What does the novel look like in 2025

Along with other forms (poetry!!!!!), the novel is over. It’s a big shame. I am faced with the gruesome task of writing one in a year. How and why am I committing myself to a creative project which has failed to touch the culture at large since before my lifetime? Why do I still believe in the written long-form narrative despite its ostracisation from the mainstream in favour of television, film and, of course, x.com, which is its own kind of artwork?

We all know why the novel is over and will never work again in its recognisable form. Nobody cares to read a novel unless they’re an esoteric baddie and have retained some semblance of an attention span. The novel worked when women had time to sit around and read about domestic life, and then it worked marvellously when it was teased out of its boring shell by the modernists back before film took off. If one were tasked to point at the artworks that have touched culture over the past couple decades, they couldn’t be blamed for thinking of Succession or Party Rock Anthem by LMFAO before any book by Zadie Smith.

The novel simply does not meet the needs, nor does it speak to, the conditions of the current cultural moment!! Nobody has the time nor the wherewithal. It is too difficult to concentrate. It does not thrill us visually like film, TV and x.com. It does not appeal to our fascination with confused and disjointed temporalities.
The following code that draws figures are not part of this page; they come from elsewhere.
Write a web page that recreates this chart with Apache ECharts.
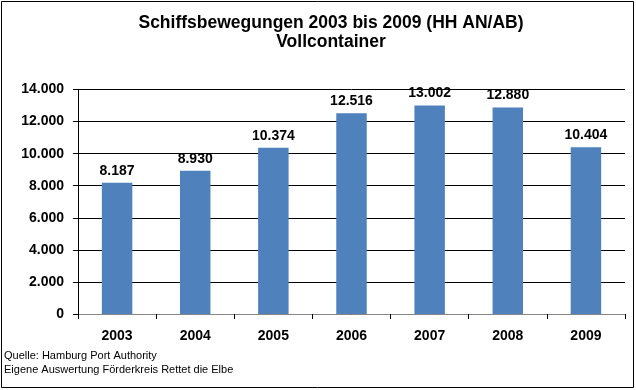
<!DOCTYPE html>
<html>
<head>
<meta charset="utf-8">
<script src="https://cdn.jsdelivr.net/npm/echarts@6/dist/echarts.min.js"></script>
<style>html,body{margin:0;padding:0;background:#fff}#c{width:636px;height:390px}</style>
</head>
<body>
<div id="c"></div>
<script>
const categories = ['2003', '2004', '2005', '2006', '2007', '2008', '2009'];
const values = [8187, 8930, 10374, 12516, 13002, 12880, 10404];
const titleLines = ['Schiffsbewegungen 2003 bis 2009 (HH AN/AB)', 'Vollcontainer'];
const sourceLines = ['Quelle: Hamburg Port Authority', 'Eigene Auswertung Förderkreis Rettet die Elbe'];

function fmt(v) { return String(v).replace(/\B(?=(\d{3})+(?!\d))/g, '.'); }

const FONT = 'Liberation Sans, Arial, sans-serif';
const chart = echarts.init(document.getElementById('c'), null, {renderer: 'canvas'});
chart.setOption({
  animation: false,
  backgroundColor: '#fff',
  textStyle: {fontFamily: FONT},
  title: {
    text: titleLines.join('\n'),
    left: 331, top: 13, textAlign: 'center', padding: 0,
    textStyle: {fontSize: 17.5, fontWeight: 'bold', color: '#000', lineHeight: 19.5, fontFamily: FONT}
  },
  grid: {left: 78, right: 11, top: 89.5, bottom: 76, containLabel: false},
  xAxis: {
    type: 'category', data: categories,
    axisLine: {lineStyle: {color: '#868686', width: 1}},
    axisTick: {show: true, length: 5, lineStyle: {color: '#000'}},
    axisLabel: {fontSize: 14, fontWeight: 'bold', color: '#000', margin: 15}
  },
  yAxis: {
    type: 'value', min: 0, max: 14000, interval: 2000,
    axisLine: {show: true, lineStyle: {color: '#000'}},
    axisTick: {show: true, length: 5, lineStyle: {color: '#000'}},
    splitLine: {lineStyle: {color: '#000', width: 1}},
    axisLabel: {fontSize: 14, fontWeight: 'bold', color: '#000', margin: 14, formatter: fmt}
  },
  series: [{
    type: 'bar', data: values, barWidth: '39%',
    itemStyle: {color: '#4F81BD'},
    label: {show: true, position: 'top', distance: 5, fontSize: 14, fontWeight: 'bold', color: '#000', formatter: p => fmt(p.value)}
  }],
  graphic: [
    {type: 'rect', shape: {x: 1.5, y: 1.5, width: 632, height: 386}, style: {fill: null, stroke: '#000', lineWidth: 1}, silent: true, z: -1},
    {type: 'text', left: 4, top: 349, style: {text: sourceLines.join('\n'), fontSize: 11, lineHeight: 14, fill: '#000', fontFamily: FONT}}
  ]
});
</script>
</body>
</html>
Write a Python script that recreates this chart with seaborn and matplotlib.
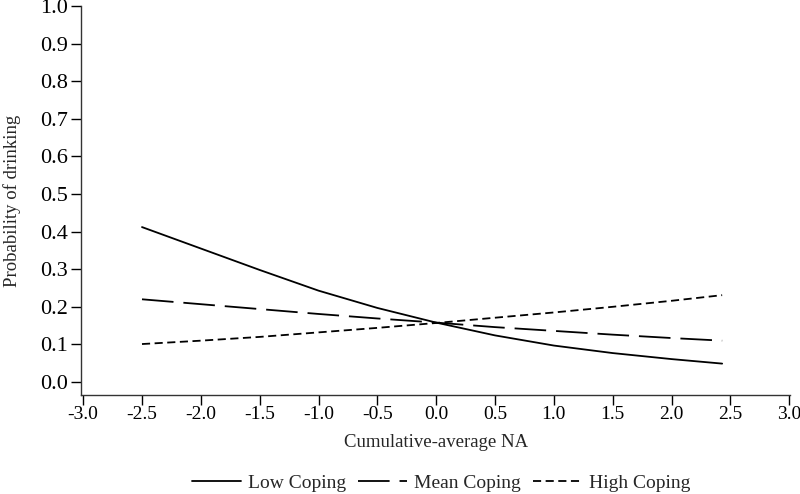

It does not chop and change between horror and humour like x.com. And so, the failure of its medium is the failure of its content. If the novel can not move formally with the times then new ones will fail to exist entirely (or those that matter, at least). The only novels read will be the old favourites of esoteric baddies and male manipulators.

Sure, I don’t know what I’m talking about. Miss Rooney’s books are flying off the shelves, but then Miss Rooney is doing something others aren’t. Conversations with Friends is, if nothing else, an exploration of communication via the internet and instant messaging. Frances looks back over old text messages with Bobbi and relives their chats, blurring the usual forward movement of conversation. Intermezzo, incidentally, sees Rooney’s prose take on a modernist bent. And so Rooney takes snippets of the cultural moment (feet pics, incels, age-gap relationship discourse) and pairs it with her stream of consciousness in a successful novel that people actually want to read.

But Miss Rooney is an anomaly. She has captured something of the flurried, lapsed concentration that plagues her fellow millennials and gets even worse by gen z. The modernists reacted to WWI and technological advancement and grappled with the idea of the self in the wake of mass atrocity. We are reacting to war in real time over phone screens and grappling with wanting to kms. The modernist project really isn’t over.

How can we possibly and wholly distill mental passivity and brainrot in a medium that requires such concentration to get through? We still love TV and film, and so we’re still invested in long-form narratives. But how can we capture the multi-screen mode of our visual planes? Is it possible to write a novel that you can read while you watch something else? Is it possible to read a novel that you can skip through when you get bored and land on a brand new, tantalising section? Can you scroll through a novel? Can we, and should we, be using the language we have now to describe the conditions we’re under now? Should we still be trying to ‘make it new’, as my favourite fascist Ezra Pound so wisely said of the Imagists?

As someone who has now committed herself to a dying form, I’m weighed under by these questions. How can I possibly make the novel matter??? It’s certainly too late to retreat back into what I know. Maybe I just need to be comforted by the idea that if they made it new before, we can do it once more. But whether it will actually be a novel or not is a whole other question. We don’t quite have the language.